Another repair complete! I just wanted to take a minute to thank everyone for their input on this thread trying to help me find the problem. I especially wanted to thank SDV10 for providing the torque values and tightening sequences, especially since I lost my Haynes manual sometime after repairing my ball joints a while back.

It took me a long time to get it done but I managed to replace the Intake manifold gasket set, replace the metal heater tube, replace both heater hoses and their quick connects, added a heater control valve, replaced the serpentine belt, replace the radiator hoses, replace the thermostat, change the spark plugs, change the COP boots, clean the throttle body and MAF, and even replace the front diff fluid and paint the cover…and I’m about half done installing new driving lights in the grill.

Since someone may ask…the miss I mentioned in the previous post was caused by corrosion on the COP terminal on cylinder 1 and 2, (luckily I had placed the COPs possibly affected by the coolant leak where they would be easy to get to.) It was easy to find by just unplugging one COP at a time, but it amazes me how well these engines run with dead cylinders, even with 2 of them in my case.

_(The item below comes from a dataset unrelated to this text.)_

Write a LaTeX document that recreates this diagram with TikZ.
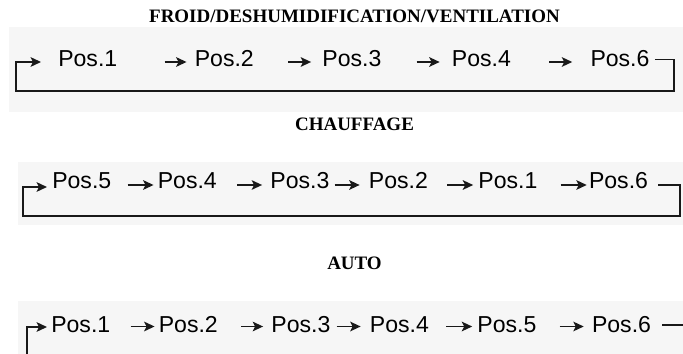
\documentclass[tikz,border=0pt]{standalone}
\usepackage{fontspec}
\setmainfont{Liberation Serif}
\newfontfamily\possans{Liberation Sans}
\usetikzlibrary{calc, positioning, arrows.meta}
\definecolor{panelgray}{gray}{0.965}
\definecolor{linegray}{gray}{0.1}

\begin{document}
\begin{tikzpicture}
                      [x=0.025cm, y=-0.025cm,
                       posnode/.style={inner sep=0pt, font=\possans\fontsize{16.4}{16.4}\selectfont},
                       titlenode/.style={inner sep=0pt, font=\bfseries\fontsize{13.5}{13.5}\selectfont},
                       arr/.style={-{Stealth[length=0.26cm, width=0.24cm, inset=0.06cm]}, line width=1.3pt, draw=linegray},
                       loopline/.style={arr, line width=1.4pt}]
                      \clip (0,0) rectangle (683,354);

                      % panels %
                      \fill[panelgray] (9,27) rectangle (683,112);
                      \fill[panelgray] (18,162) rectangle (683,225);
                      \fill[panelgray] (18,301) rectangle (683,354);

                      % titles %
                      \node[titlenode, anchor=base] (tfroid) at (354.5,23) {FROID/DESHUMIDIFICATION/VENTILATION};
                      \node[titlenode, anchor=base] (tchauf) at (354.5,131) {CHAUFFAGE};
                      \node[titlenode, anchor=base] (tauto) at (354.5,269) {AUTO};

                      % nodes %
                      \node[posnode, anchor=base west] (f1) at (58,66.5) {Pos.1};
                      \node[posnode, base right=1.925cm of f1] (f2) {Pos.2};
                      \node[posnode, base right=1.7cm of f2] (f3) {Pos.3};
                      \node[posnode, base right=1.75cm of f3] (f4) {Pos.4};
                      \node[posnode, base right=1.975cm of f4] (f6) {Pos.6};

                      \node[posnode, anchor=base west] (c1) at (52,189) {Pos.5};
                      \node[posnode, base right=1.15cm of c1] (c2) {Pos.4};
                      \node[posnode, base right=1.325cm of c2] (c3) {Pos.3};
                      \node[posnode, base right=0.975cm of c3] (c4) {Pos.2};
                      \node[posnode, base right=1.25cm of c4] (c5) {Pos.1};
                      \node[posnode, base right=1.275cm of c5] (c6) {Pos.6};

                      \node[posnode, anchor=base west] (a1) at (51,332) {Pos.1};
                      \node[posnode, base right=1.2cm of a1] (a2) {Pos.2};
                      \node[posnode, base right=1.325cm of a2] (a3) {Pos.3};
                      \node[posnode, base right=0.975cm of a3] (a4) {Pos.4};
                      \node[posnode, base right=1.2cm of a4] (a5) {Pos.5};
                      \node[posnode, base right=1.375cm of a5] (a6) {Pos.6};

                      % edges %
                      \draw[arr] ($(f2.base west)+(-30,-4.5)$) -- ($(f2.base west)+(-8,-4.5)$);
                      \draw[arr] ($(f3.base west)+(-34,-4.5)$) -- ($(f3.base west)+(-11,-4.5)$);
                      \draw[arr] ($(f4.base west)+(-35,-4.5)$) -- ($(f4.base west)+(-12,-4.5)$);
                      \draw[arr] ($(f6.base west)+(-41,-4.5)$) -- ($(f6.base west)+(-18,-4.5)$);
                      \draw[loopline] ($(f6.base east)+(5,-7)$) -- (674,59.5) |- (16,91) |- ($(f1.base west)+(-17,-4.5)$);

                      \draw[arr] ($(c2.base west)+(-30,-4)$) -- ($(c2.base west)+(-4,-4)$);
                      \draw[arr] ($(c3.base west)+(-33,-4)$) -- ($(c3.base west)+(-8,-4)$);
                      \draw[arr] ($(c4.base west)+(-34,-4)$) -- ($(c4.base west)+(-9,-4)$);
                      \draw[arr] ($(c5.base west)+(-31,-4)$) -- ($(c5.base west)+(-5,-4)$);
                      \draw[arr] ($(c6.base west)+(-28,-4)$) -- ($(c6.base west)+(-2,-4)$);
                      \draw[loopline] ($(c6.base east)+(10,-4)$) -- (680,185) |- (23,216) |- ($(c1.base west)+(-5,-2)$);

                      \draw[arr] ($(a2.base west)+(-28,-5.5)$) -- ($(a2.base west)+(-4,-5.5)$);
                      \draw[arr] ($(a3.base west)+(-30,-5.5)$) -- ($(a3.base west)+(-8,-5.5)$);
                      \draw[arr] ($(a4.base west)+(-33,-5.5)$) -- ($(a4.base west)+(-9,-5.5)$);
                      \draw[arr] ($(a5.base west)+(-31,-5.5)$) -- ($(a5.base west)+(-5,-5.5)$);
                      \draw[arr] ($(a6.base west)+(-32,-5.5)$) -- ($(a6.base west)+(-8,-5.5)$);
                      \draw[loopline] ($(a6.base east)+(11,-7)$) -- (700,325) |- (27,380) |- ($(a1.base west)+(-4,-5)$);
                    \end{tikzpicture}
\end{document}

And it wasn’t a huge change when a good COP was unplugged bringing it down to 7 cylinders. Although it did almost fall on its face and stall every time you would rev it up and let it drop down to idle. I removed the COPs and cleaned the terminals off with a small strip of sandpaper, reinstalled them, and it’s now running as smooth, if not smoother, than before I started the repair.

The leaking thermostat o-ring, if you didn’t see the other post, was probably just caused by pinching the o-ring during assembly.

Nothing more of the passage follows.